Cecília Jorge
Repórter da Agência Brasil
Brasília - Há 17 anos, o cartunista Henfil morria em decorrência da Aids contraída em uma transfusão de sangue. Henrique de Souza Filho tinha hemofilia, uma doença hereditária que se caracteriza pela dificuldade de coagulação e obriga o paciente a receber transfusões de sangue constantes. A doença afeta principalmente o homem e, só em casos excepcionais, a mulher.
Dois irmãos de Henfil também contraíram o vírus HIV em transfusões: o sociólogo Herbert de Souza, o Betinho; e o músico Francisco Mário Figueiredo de Souza, conhecido como Chico Mário. Criador da campanha Ação da Cidadania contra a Fome e a Miséria e pela Vida, que arrecadava alimentos, Betinho morreu de hepatite C, doença que também se contrai em transfusões de sangue.
Segundo a presidente de honra da Federação Brasileira de Hemofilia, Maria Cecília Magalhães Pinto, a estimativa mundial é de que exista um caso para cada grupo de 10 mil pessoas. No Brasil, existem 8 mil hemofílicos, o que para Maria Cecília representa um subregistro, por não corresponder à estimativa.
Apesar dos avanços dos últimos anos, os hemofílicos ainda enfrentam problemas antigos. O principal deles é a falta de medicamento. "O hemofílico sem isso (medicamento) vai morrer", alerta o presidente da Associação dos Hemofílicos do Rio de Janeiro, Luís Felipe Barzocchini. "Eu só estou pedindo para viver", afirmou Barzocchini, de 23 anos, que é hemofílico.
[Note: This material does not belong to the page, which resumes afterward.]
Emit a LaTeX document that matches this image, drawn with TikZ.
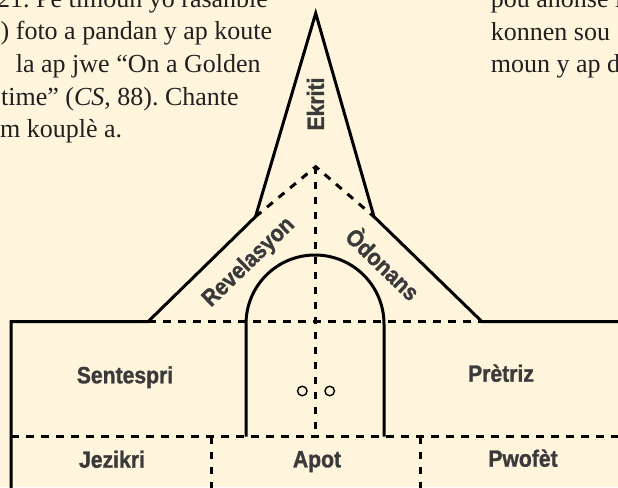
\documentclass[tikz,border=0pt]{standalone}
\usepackage{fontspec}
\setmainfont{Liberation Serif}
\newfontfamily\labfont{Liberation Sans Bold}[FakeStretch=0.9, FakeBold=1.2]
\definecolor{bg}{RGB}{254,245,220}
\definecolor{ink}{RGB}{35,31,32}
\definecolor{lbl}{RGB}{58,58,58}
\frenchspacing
\begin{document}
\begin{tikzpicture}[x=1pt,y=-1pt,
  wall/.style={line width=3pt, line join=miter, black},
  part/.style={line width=3pt, dash pattern=on 7.5pt off 7.5pt, black},
  lab/.style={font=\labfont\fontsize{23.5}{26}\selectfont, text=lbl, inner sep=0pt},
  body/.style={font=\fontsize{26}{32}\selectfont, text=ink, anchor=base west, inner sep=0pt},
  knob/.style={circle, draw, line width=1.4pt, minimum size=9.5pt, inner sep=0pt}]
\fill[bg] (0,0) rectangle (618,487);
\useasboundingbox (0,0) rectangle (618,487);
\clip (0,0) rectangle (618,487);

% body text (cropped page text)
\node[body] (t1) at (-3,7.7) {21. Pè timoun yo rasanble};
\node[body] (t2) at (0.5,40) {) foto a pandan y ap koute};
\node[body] (t3) at (15.7,72.7) {la ap jwe “On a Golden};
\node[body] (t4) at (1,105) {time” (\textit{CS}, 88). Chante};
\node[body] (t5) at (0,137.3) {m kouplè a.};
\node[body] (u1) at (490.7,7.7) {pou anonse l};
\node[body] (u2) at (490.7,40.7) {konnen sou};
\node[body] (u3) at (490.7,72.7) {moun y ap d};

% key points
\coordinate (apex) at (315.7,13.3);
\coordinate (sl) at (255.5,216.7);
\coordinate (sr) at (374,216.7);
\coordinate (ia) at (315.7,166.7);
\coordinate (rl) at (148,321.7);
\coordinate (rr) at (482,321.7);
\coordinate (wl) at (11,321.7);
\coordinate (wr) at (630,321.7);
\coordinate (bl) at (11,495);
\coordinate (ml) at (11,436.7);
\coordinate (mr) at (630,436.7);
\coordinate (d1t) at (211,436.7);
\coordinate (d1b) at (211,495);
\coordinate (d2t) at (420,436.7);
\coordinate (d2b) at (420,495);
\coordinate (cb) at (315.7,436.7);
\coordinate (al) at (246,436.7);
\coordinate (alt) at (246,324);
\coordinate (ar) at (384,436.7);

% dashed divisions
\draw[part] (rl) -- (rr);
\draw[part] (sl) -- (ia) -- (sr);
\draw[part] (ia) -- (cb);
\draw[part] (ml) -- (mr);
\draw[part] (d1t) -- (d1b);
\draw[part] (d2t) -- (d2b);

% solid outline
\draw[wall] (bl) -- (wl) -- (rl) -- (sl) -- (apex) -- (sr) -- (rr) -- (wr);
\draw[wall] (al) -- (alt) arc[start angle=180, end angle=0, radius=69pt] -- (ar);

% door knobs
\node[knob] (k1) at (302.3,391) {};
\node[knob] (k2) at (329.7,391) {};

% labels
\node[lab, rotate=90] (ekriti) at (315.5,104) {Ekriti};
\node[lab, rotate=44] (rev) at (249,262.5) {Revelasyon};
\node[lab, rotate=-44] (odo) at (384,263) {Òdonans};
\node[lab, anchor=base] (sent) at (125,383.3) {Sentespri};
\node[lab, anchor=base] (pret) at (501,381.7) {Prètriz};
\node[lab, anchor=base] (jez) at (112,467.7) {Jezikri};
\node[lab, anchor=base] (apot) at (317,467.3) {Apot};
\node[lab, anchor=base] (pwo) at (523,466.7) {Pwofèt};
\end{tikzpicture}
\end{document}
Para Maria Cecília, a evolução dos medicamentos tem sido o principal avanço no tratamento da doença. Segundo ela, quando Henfil contraiu o HIV, não havia um controle tão rígido da qualidade do sangue usado em transfusões, como hoje. "Os grandes avanços são em torno do medicamento: foi a evolução na qualidade e no acesso ao produto", disse.
Os hemofílicos precisam receber os fatores coagulantes que não produzem ou produzem em quantidade insuficiente por causa da doença. Os fatores são 13 proteínas presentes no sangue que juntas são responsáveis pela formação do coágulo, que estanca o sangramento. Os hemofílicos têm deficiência dos fatores VIII ou IX. Atualmente, na preparação desses dois fatores para o tratamento da hemofilia é feita a testagem viral, que evita a transmissão de doenças como hepatite e aids.
Segundo Maria Cecília, outro avanço é o programa nacional que garante acesso ao tratamento na rede pública de saúde. "Hoje, nós temos um programa de atenção em cada capital do país. Algumas grandes cidades em vários estados têm equipes multidisciplinares", revelou.
Maria Cecília esclareceu que muitas vezes o problema está na regularidade da distribuição do medicamento. "Teoricamente não falta remédio, porque existe um programa de compra. A gente tem convivido é com a dificuldade no planejamento da compra e da distribuição", explicou.
Barzocchini destacou também a oferta precária de programas preventivos e auxiliares no tratamento da hemofilia, como a fisioterapia. Por causa da dificuldade de coagulação, os hemofílicos sofrem, com freqüência, hemorragias internas. O tratamento fisioterápico, segundo Barzocchini, é eficiente na reabilitação e na prevenção de hemorragias nas articulações.
Ele lembrou também que é necessário garantir atendimento psicológico aos pacientes. "Conviver com a hemofilia é muito complicado", disse. Para ele, é necessário amparo psicológico tanto para os pacientes quanto para a família.